[BEGIN DATA SECTION]

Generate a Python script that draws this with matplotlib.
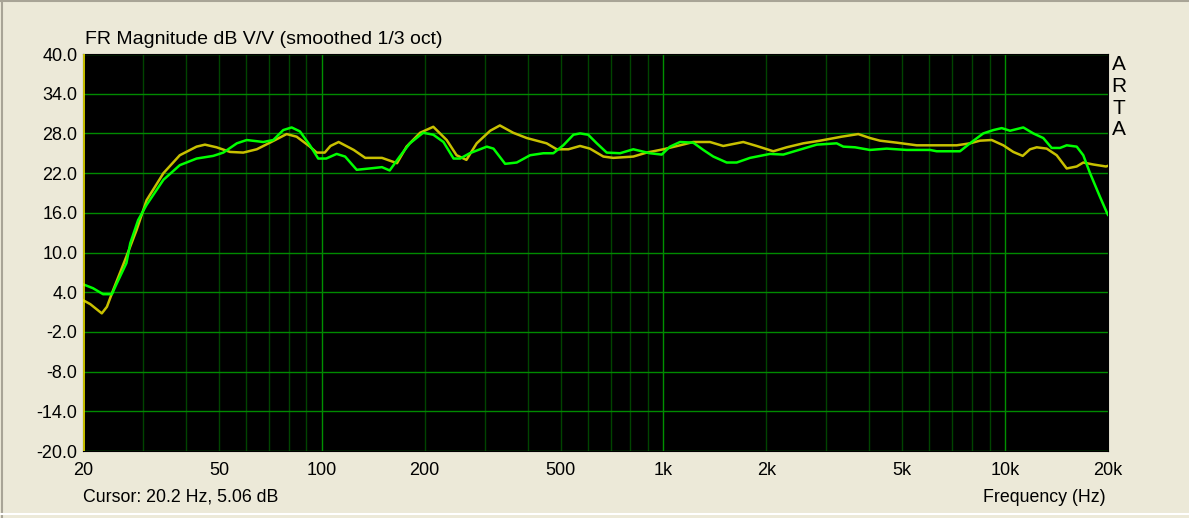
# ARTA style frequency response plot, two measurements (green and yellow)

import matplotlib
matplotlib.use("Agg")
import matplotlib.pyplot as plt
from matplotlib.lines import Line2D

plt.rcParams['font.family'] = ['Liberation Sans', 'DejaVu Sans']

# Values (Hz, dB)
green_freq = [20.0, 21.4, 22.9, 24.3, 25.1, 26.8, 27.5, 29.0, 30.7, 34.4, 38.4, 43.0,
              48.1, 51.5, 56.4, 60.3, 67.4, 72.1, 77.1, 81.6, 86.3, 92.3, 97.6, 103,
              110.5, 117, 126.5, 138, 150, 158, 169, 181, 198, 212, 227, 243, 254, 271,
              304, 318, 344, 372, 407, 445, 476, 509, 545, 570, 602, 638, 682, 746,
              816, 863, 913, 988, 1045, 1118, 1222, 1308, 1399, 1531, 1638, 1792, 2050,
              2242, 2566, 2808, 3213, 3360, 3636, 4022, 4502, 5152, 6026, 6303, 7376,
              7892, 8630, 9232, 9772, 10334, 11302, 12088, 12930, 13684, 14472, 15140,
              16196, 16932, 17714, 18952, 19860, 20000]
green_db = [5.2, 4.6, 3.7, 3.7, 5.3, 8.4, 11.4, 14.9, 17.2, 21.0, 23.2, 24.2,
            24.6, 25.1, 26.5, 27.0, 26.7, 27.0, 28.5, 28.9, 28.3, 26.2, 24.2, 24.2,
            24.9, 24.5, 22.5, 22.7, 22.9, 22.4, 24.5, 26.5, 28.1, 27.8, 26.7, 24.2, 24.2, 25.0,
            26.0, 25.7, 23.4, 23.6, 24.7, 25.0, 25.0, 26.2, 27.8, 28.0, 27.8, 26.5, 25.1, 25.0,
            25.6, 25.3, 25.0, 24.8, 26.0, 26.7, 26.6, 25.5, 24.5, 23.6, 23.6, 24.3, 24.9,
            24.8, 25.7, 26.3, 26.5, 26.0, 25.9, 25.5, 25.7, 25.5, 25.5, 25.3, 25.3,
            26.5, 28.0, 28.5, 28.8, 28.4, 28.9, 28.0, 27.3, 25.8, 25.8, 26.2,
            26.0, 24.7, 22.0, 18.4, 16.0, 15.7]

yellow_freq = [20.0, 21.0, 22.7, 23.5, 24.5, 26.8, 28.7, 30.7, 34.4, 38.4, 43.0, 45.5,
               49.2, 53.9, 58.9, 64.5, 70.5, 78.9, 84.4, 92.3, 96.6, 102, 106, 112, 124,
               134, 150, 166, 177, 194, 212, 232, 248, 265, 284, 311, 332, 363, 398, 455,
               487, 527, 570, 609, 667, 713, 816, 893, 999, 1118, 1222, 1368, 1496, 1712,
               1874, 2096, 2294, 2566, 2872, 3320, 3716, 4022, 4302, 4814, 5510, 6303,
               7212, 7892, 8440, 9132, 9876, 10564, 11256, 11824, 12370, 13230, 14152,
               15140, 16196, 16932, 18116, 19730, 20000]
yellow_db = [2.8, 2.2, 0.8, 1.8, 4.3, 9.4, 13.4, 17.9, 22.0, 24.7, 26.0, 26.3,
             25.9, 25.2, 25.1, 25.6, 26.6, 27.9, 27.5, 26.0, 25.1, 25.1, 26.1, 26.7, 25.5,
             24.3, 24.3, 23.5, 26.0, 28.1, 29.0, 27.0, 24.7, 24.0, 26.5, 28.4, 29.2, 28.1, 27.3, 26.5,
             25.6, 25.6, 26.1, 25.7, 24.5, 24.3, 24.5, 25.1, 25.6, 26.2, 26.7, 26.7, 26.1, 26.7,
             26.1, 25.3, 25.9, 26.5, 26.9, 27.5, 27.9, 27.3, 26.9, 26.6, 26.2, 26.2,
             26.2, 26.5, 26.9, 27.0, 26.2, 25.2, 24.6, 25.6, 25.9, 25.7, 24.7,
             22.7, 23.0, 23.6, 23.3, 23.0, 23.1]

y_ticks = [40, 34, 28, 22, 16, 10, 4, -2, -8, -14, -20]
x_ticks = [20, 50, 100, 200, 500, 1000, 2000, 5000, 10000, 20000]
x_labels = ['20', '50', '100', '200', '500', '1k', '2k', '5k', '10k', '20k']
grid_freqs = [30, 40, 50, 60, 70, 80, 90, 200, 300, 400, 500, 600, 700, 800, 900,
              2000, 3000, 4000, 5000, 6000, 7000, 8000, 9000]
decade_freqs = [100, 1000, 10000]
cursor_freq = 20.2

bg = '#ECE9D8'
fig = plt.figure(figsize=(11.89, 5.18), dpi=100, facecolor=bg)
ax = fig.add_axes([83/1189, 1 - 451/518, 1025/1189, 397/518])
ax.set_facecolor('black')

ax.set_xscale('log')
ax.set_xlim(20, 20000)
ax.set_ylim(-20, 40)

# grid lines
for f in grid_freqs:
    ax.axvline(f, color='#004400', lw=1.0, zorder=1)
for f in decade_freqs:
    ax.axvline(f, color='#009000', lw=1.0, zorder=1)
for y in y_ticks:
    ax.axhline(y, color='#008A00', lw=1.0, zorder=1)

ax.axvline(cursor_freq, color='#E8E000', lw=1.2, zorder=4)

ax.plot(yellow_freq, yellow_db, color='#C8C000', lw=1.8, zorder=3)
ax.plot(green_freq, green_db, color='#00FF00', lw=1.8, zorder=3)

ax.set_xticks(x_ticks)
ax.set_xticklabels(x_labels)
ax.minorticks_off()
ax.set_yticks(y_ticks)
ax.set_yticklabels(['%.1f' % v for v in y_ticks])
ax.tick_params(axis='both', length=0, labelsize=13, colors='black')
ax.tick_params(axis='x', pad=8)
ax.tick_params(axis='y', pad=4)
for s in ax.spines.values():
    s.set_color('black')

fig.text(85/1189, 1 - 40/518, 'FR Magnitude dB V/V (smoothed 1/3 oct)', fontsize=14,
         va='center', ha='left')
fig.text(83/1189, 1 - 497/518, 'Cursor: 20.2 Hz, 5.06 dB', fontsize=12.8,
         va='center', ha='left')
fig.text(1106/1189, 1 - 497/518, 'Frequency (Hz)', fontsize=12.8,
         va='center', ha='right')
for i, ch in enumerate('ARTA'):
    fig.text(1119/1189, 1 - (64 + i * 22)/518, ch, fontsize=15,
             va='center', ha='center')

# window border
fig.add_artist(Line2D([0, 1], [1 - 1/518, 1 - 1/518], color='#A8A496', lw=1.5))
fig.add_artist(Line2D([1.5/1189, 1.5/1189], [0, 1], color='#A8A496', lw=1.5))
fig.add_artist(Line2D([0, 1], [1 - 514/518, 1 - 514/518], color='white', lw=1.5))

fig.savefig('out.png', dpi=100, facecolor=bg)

[END DATA SECTION]

YOUR GOAL
Please restate the material above line by line, exactly, beginning at its first line and ending with the line that contains "plt.rcParams['font.family'] = ['Liberation", without any pictures.

COMPLETED EXERCISE
Generate a Python script that draws this with matplotlib.
# ARTA style frequency response plot, two measurements (green and yellow)

import matplotlib
matplotlib.use("Agg")
import matplotlib.pyplot as plt
from matplotlib.lines import Line2D

plt.rcParams['font.family'] = ['Liberation Sans', 'DejaVu Sans']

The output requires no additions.